— Request —
Copy exactly, leaving out every image, the lines from the one with "Reproduce this chart with Plotly." through the one with "import plotly.graph_objects as go", inclusive.
begin Information provided
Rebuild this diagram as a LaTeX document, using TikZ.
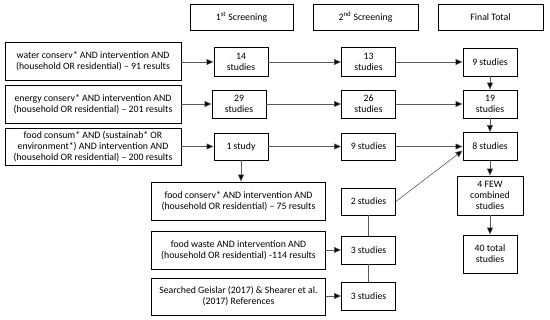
end Information provided
begin Information provided
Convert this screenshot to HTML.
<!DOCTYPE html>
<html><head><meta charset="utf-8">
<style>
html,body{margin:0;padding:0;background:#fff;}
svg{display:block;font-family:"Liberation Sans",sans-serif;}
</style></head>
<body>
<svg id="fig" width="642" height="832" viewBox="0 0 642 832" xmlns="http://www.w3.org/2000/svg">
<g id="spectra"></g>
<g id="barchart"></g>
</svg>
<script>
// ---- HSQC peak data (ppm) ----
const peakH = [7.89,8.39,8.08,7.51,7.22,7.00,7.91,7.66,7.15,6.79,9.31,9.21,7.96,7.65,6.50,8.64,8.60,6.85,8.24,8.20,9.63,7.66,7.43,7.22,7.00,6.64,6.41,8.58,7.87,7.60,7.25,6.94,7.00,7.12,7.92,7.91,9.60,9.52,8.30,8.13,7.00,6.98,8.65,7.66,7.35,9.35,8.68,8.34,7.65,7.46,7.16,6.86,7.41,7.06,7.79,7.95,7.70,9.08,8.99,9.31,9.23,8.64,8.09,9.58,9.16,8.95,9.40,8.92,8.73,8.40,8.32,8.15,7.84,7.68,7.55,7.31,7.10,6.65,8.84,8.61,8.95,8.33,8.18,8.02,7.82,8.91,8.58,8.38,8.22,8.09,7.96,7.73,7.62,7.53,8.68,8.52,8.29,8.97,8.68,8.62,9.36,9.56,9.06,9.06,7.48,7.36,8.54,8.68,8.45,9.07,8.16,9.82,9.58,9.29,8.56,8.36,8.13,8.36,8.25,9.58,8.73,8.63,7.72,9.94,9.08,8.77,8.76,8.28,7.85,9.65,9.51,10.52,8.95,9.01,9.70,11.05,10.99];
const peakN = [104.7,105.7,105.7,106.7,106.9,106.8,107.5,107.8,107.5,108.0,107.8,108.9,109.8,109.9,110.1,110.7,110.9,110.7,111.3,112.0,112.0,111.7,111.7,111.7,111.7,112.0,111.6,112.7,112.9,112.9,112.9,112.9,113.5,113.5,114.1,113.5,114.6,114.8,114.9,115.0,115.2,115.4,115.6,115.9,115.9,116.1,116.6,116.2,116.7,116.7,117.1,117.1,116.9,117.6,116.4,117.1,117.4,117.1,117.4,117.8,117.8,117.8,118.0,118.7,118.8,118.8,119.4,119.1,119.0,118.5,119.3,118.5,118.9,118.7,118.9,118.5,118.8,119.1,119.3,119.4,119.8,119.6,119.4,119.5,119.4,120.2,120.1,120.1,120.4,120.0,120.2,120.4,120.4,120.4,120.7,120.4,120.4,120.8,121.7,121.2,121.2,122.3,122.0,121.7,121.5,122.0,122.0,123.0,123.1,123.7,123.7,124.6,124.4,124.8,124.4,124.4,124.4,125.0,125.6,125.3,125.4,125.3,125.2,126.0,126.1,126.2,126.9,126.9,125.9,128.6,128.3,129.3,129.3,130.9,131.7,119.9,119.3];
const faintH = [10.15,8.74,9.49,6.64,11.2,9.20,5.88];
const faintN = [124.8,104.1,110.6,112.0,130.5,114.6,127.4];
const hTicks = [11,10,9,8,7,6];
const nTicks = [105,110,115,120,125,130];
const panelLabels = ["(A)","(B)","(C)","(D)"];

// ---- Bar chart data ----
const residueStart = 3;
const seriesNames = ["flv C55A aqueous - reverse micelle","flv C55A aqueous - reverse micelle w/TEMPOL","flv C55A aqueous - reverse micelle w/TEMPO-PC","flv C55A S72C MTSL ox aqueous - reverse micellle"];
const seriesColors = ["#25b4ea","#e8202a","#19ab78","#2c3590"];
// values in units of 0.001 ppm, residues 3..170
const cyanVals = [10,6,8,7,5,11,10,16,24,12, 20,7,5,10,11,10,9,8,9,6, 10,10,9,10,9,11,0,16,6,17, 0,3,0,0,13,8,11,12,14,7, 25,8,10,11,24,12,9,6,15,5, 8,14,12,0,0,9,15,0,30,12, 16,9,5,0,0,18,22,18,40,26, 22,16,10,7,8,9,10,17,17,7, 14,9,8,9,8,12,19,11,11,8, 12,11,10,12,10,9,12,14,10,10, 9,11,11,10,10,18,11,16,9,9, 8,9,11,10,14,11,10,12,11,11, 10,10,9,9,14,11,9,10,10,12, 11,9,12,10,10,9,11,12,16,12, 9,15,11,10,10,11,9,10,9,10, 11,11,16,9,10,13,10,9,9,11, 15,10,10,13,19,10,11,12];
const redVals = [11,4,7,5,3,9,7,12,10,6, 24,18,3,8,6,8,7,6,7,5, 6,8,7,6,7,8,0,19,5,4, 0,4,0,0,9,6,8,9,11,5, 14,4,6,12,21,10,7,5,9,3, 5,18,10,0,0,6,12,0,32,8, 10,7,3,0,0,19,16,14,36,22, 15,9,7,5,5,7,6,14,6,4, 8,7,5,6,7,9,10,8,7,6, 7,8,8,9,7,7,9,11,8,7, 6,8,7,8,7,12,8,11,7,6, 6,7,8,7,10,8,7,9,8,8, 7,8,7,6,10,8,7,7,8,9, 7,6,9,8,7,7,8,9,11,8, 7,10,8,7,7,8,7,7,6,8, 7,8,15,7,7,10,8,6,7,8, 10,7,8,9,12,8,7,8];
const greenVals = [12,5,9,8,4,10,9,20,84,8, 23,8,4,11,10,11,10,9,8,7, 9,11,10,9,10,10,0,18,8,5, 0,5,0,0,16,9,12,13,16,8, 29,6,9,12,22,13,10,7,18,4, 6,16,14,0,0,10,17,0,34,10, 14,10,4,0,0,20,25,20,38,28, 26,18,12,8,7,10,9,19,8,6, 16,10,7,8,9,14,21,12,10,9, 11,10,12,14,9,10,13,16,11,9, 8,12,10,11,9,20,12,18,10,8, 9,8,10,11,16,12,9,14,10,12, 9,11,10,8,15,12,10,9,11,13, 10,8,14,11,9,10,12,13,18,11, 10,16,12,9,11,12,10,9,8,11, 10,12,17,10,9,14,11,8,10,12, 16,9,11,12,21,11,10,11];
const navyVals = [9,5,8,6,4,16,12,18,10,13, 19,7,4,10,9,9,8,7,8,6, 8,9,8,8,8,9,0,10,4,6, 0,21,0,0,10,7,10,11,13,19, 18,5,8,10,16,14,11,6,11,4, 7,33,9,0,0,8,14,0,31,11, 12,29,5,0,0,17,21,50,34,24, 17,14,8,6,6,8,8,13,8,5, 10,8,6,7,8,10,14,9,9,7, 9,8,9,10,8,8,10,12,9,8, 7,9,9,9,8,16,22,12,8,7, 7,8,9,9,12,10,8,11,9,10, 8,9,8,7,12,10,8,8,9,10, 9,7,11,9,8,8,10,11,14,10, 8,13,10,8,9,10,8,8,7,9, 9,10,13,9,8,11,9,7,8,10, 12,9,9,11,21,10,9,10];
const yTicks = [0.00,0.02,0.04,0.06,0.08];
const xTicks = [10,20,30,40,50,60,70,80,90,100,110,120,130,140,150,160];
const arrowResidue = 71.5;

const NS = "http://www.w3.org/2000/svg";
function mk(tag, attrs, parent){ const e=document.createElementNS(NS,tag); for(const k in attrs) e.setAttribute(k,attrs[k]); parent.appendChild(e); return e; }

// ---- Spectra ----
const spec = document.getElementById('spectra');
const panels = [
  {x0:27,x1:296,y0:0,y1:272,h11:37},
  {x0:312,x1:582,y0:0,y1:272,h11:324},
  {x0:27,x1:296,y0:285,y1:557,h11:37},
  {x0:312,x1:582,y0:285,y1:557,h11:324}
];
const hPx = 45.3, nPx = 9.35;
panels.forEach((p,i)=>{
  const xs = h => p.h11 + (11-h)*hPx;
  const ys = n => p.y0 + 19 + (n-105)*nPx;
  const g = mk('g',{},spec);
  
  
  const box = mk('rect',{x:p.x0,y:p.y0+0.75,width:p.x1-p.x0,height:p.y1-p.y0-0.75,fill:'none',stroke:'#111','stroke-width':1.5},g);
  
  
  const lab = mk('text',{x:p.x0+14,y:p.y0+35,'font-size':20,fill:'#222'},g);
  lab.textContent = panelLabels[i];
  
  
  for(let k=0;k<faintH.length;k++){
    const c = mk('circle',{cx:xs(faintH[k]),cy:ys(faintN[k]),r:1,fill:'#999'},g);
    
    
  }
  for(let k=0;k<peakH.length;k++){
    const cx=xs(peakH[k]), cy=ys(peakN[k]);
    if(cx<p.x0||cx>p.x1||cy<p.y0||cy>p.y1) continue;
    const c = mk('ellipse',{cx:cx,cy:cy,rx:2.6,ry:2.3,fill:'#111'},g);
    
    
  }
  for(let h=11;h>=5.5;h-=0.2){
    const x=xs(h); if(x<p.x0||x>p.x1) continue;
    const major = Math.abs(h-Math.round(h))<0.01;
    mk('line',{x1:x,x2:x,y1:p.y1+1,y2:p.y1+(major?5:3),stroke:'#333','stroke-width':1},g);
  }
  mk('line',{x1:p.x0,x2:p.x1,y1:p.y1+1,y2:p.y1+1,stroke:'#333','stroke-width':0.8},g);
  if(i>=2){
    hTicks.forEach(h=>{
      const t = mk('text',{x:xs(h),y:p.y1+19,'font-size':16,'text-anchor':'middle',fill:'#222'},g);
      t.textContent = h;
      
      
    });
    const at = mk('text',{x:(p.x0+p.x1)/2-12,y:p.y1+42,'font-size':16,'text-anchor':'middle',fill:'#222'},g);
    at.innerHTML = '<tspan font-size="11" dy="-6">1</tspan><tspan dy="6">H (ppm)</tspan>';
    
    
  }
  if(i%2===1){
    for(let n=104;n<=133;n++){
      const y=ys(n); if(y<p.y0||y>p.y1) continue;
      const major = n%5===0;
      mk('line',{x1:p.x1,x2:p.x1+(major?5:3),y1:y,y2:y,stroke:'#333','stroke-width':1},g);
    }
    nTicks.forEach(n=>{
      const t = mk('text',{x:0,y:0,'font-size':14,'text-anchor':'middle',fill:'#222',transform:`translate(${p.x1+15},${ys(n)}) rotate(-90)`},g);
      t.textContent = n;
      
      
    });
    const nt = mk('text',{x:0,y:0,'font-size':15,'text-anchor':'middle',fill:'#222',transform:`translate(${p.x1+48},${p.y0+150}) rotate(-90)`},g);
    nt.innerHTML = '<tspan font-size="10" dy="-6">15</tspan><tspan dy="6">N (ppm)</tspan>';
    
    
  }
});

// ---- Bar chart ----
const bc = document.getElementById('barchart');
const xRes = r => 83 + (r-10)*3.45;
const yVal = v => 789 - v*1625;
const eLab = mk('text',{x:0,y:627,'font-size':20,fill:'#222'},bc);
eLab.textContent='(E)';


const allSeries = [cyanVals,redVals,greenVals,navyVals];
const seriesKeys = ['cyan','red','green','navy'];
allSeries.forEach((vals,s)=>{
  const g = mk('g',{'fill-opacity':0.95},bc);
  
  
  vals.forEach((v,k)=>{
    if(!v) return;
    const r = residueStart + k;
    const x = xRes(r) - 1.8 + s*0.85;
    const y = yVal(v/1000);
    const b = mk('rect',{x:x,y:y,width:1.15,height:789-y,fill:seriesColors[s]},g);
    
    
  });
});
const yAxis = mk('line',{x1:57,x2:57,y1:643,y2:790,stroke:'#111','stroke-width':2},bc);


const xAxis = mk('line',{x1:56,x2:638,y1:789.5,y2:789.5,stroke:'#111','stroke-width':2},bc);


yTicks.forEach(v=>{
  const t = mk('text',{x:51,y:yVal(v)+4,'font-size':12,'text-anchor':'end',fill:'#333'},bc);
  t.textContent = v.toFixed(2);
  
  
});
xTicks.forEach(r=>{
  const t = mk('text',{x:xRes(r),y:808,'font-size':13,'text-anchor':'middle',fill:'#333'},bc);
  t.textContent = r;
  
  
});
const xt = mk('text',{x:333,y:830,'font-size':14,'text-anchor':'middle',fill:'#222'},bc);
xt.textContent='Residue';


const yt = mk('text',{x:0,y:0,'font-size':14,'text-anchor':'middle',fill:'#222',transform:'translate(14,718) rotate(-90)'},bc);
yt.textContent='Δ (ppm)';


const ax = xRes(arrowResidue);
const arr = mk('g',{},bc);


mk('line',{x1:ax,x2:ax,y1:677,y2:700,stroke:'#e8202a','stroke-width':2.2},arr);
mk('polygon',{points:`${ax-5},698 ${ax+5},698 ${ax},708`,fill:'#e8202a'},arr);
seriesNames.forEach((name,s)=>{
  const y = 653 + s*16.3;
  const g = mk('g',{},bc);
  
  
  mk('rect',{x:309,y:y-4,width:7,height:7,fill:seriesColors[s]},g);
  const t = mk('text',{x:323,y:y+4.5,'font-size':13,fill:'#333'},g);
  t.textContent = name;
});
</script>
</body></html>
end Information provided
begin Information provided
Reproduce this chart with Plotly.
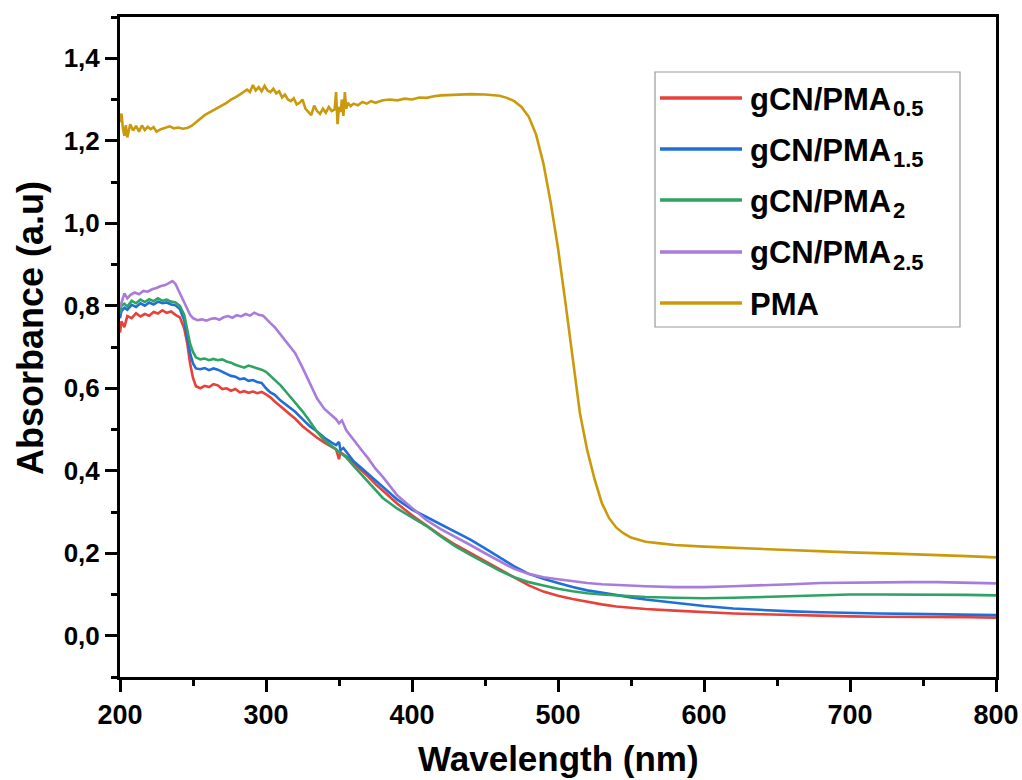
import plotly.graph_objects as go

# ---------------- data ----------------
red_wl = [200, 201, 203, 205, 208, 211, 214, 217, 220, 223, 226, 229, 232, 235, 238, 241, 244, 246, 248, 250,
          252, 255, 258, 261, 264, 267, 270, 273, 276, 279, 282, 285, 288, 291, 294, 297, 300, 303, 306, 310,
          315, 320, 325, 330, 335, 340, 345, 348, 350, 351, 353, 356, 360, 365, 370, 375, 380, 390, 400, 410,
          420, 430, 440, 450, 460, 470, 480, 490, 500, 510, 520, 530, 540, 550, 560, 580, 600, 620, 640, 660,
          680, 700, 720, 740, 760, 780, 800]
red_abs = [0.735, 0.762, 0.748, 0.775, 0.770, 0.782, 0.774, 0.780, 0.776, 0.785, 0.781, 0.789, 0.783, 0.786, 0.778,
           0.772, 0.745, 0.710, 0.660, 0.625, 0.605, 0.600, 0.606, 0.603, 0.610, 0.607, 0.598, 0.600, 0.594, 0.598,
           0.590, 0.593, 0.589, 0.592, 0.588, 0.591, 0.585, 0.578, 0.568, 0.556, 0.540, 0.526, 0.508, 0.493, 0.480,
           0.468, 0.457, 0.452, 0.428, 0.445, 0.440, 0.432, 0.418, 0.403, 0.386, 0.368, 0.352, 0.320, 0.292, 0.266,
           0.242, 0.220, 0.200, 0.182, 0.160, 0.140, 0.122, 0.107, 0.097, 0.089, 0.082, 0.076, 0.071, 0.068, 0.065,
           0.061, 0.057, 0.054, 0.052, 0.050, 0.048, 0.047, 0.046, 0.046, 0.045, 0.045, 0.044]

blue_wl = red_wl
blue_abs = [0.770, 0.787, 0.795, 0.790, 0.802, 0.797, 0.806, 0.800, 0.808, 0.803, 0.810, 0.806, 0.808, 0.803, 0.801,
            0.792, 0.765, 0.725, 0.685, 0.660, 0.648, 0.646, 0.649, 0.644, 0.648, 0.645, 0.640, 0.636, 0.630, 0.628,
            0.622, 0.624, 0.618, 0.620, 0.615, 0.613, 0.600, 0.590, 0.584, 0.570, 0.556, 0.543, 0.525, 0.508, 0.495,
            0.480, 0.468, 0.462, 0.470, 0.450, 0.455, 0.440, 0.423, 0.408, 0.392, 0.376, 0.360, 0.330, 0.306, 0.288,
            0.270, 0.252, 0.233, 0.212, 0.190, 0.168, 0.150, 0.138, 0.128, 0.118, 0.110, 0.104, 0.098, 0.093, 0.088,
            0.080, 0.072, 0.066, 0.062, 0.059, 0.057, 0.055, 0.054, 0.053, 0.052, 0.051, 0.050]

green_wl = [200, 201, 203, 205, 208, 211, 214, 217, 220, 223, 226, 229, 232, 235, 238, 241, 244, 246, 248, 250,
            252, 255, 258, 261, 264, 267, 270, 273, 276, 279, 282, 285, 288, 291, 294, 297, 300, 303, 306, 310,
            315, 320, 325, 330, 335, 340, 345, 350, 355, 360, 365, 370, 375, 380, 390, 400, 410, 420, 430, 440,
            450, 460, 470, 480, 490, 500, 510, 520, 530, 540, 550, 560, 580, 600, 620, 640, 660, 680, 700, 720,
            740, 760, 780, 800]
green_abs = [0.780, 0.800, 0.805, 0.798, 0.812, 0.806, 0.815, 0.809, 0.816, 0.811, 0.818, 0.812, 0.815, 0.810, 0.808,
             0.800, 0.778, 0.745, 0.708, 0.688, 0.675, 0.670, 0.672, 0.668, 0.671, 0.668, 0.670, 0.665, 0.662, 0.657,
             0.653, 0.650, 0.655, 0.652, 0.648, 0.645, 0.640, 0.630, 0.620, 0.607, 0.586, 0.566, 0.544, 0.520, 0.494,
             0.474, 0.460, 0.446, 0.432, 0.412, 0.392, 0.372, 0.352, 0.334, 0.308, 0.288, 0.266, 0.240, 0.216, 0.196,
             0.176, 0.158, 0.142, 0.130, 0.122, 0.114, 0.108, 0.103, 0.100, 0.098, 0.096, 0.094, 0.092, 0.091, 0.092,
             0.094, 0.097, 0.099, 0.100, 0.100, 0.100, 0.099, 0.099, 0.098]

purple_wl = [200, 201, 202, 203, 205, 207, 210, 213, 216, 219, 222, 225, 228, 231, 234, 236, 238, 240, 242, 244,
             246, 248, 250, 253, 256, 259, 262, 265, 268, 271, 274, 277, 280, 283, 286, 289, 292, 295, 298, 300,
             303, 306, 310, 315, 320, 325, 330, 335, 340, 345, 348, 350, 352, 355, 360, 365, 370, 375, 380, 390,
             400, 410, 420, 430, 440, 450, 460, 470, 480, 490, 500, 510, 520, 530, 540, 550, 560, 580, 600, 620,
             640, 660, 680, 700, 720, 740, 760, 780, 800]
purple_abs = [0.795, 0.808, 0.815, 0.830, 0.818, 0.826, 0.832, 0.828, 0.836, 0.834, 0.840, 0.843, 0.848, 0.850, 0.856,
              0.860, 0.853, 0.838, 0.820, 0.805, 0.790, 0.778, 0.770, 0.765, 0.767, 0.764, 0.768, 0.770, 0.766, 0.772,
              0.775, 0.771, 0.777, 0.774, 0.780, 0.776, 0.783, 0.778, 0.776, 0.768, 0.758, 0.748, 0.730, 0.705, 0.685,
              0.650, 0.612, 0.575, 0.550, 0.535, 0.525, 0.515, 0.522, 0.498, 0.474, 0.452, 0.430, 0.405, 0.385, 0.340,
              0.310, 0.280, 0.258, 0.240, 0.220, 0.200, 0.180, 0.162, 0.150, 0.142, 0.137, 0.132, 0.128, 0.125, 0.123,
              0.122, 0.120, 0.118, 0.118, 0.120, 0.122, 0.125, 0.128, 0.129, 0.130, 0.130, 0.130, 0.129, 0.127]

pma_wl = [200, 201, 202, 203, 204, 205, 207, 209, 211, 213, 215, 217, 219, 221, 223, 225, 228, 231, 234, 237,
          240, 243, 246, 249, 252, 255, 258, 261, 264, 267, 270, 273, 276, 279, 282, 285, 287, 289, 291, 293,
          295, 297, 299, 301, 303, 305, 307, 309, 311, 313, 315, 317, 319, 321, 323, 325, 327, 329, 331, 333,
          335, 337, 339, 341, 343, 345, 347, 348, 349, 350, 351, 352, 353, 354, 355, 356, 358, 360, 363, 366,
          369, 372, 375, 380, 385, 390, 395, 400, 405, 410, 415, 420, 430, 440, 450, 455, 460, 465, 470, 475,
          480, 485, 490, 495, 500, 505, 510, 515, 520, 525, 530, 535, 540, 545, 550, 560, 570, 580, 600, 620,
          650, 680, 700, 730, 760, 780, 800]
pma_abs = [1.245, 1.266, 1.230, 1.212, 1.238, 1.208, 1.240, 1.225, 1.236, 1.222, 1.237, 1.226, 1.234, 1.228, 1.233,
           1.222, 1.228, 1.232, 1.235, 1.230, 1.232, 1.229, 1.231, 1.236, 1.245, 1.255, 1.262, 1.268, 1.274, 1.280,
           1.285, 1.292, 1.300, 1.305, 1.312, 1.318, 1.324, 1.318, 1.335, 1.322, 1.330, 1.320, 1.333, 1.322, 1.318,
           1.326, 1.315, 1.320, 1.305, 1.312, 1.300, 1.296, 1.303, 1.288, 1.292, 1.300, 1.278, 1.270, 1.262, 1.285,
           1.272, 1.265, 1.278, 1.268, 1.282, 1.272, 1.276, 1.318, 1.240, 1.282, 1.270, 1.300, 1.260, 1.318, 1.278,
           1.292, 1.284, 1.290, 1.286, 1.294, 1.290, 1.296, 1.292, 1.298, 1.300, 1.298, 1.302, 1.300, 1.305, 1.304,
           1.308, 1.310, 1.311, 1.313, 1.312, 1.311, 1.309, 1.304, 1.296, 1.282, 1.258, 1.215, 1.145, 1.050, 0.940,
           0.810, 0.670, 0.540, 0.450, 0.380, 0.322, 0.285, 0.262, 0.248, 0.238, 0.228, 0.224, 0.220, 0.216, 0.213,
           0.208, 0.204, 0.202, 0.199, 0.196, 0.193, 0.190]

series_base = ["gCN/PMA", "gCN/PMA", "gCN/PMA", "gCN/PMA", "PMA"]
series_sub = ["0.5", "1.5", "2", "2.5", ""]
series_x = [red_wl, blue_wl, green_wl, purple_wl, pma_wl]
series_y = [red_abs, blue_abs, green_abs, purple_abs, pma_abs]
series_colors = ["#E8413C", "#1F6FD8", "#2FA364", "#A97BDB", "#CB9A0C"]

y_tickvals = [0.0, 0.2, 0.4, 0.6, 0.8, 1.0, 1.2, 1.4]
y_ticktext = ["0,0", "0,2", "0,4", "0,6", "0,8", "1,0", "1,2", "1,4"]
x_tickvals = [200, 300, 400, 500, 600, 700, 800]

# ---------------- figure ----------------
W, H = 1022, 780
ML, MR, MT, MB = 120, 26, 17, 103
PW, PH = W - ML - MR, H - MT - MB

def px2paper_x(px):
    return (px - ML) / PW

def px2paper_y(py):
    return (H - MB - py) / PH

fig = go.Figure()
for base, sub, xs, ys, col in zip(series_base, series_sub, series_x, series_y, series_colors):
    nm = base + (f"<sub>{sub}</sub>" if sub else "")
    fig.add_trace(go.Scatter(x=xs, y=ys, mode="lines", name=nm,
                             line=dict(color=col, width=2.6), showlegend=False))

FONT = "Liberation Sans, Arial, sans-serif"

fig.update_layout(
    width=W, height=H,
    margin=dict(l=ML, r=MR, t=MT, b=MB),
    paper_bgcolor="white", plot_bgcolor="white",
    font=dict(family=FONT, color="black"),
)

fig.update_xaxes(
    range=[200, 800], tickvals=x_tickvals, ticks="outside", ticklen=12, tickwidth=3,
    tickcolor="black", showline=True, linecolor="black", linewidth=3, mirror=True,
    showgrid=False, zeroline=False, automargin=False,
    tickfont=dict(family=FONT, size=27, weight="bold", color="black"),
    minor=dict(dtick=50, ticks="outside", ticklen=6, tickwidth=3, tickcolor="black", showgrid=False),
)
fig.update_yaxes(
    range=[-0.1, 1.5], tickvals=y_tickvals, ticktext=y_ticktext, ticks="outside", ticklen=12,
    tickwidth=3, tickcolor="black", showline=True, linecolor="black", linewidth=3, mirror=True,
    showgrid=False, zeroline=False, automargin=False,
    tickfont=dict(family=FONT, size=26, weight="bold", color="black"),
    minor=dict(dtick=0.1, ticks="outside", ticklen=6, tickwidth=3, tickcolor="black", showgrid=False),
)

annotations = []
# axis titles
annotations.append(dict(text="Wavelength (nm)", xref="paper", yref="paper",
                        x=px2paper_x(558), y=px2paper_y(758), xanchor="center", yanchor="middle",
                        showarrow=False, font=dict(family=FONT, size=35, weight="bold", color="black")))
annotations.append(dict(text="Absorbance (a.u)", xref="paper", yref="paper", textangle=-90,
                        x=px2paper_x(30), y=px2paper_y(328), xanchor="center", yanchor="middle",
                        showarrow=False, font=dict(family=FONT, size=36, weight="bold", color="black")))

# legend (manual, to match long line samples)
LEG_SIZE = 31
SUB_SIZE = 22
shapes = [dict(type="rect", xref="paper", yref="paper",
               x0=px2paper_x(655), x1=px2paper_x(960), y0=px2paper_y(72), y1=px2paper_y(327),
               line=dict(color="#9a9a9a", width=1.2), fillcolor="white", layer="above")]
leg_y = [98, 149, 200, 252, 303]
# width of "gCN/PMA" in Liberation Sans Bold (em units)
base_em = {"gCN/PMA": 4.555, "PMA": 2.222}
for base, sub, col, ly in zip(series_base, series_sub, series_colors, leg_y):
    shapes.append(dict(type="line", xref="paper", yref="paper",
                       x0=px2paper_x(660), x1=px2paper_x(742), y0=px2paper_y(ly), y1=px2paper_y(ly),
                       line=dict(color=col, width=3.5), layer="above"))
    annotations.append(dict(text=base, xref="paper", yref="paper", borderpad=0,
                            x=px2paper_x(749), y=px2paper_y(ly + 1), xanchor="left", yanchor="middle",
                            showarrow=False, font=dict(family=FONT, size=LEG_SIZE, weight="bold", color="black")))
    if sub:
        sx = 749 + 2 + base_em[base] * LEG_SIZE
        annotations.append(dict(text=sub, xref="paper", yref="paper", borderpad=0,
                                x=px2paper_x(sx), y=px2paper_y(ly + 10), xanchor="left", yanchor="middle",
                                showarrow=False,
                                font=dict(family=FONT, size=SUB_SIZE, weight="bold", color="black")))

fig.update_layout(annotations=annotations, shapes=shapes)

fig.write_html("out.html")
end Information provided
— Answer to this problem —
Reproduce this chart with Plotly.
import plotly.graph_objects as go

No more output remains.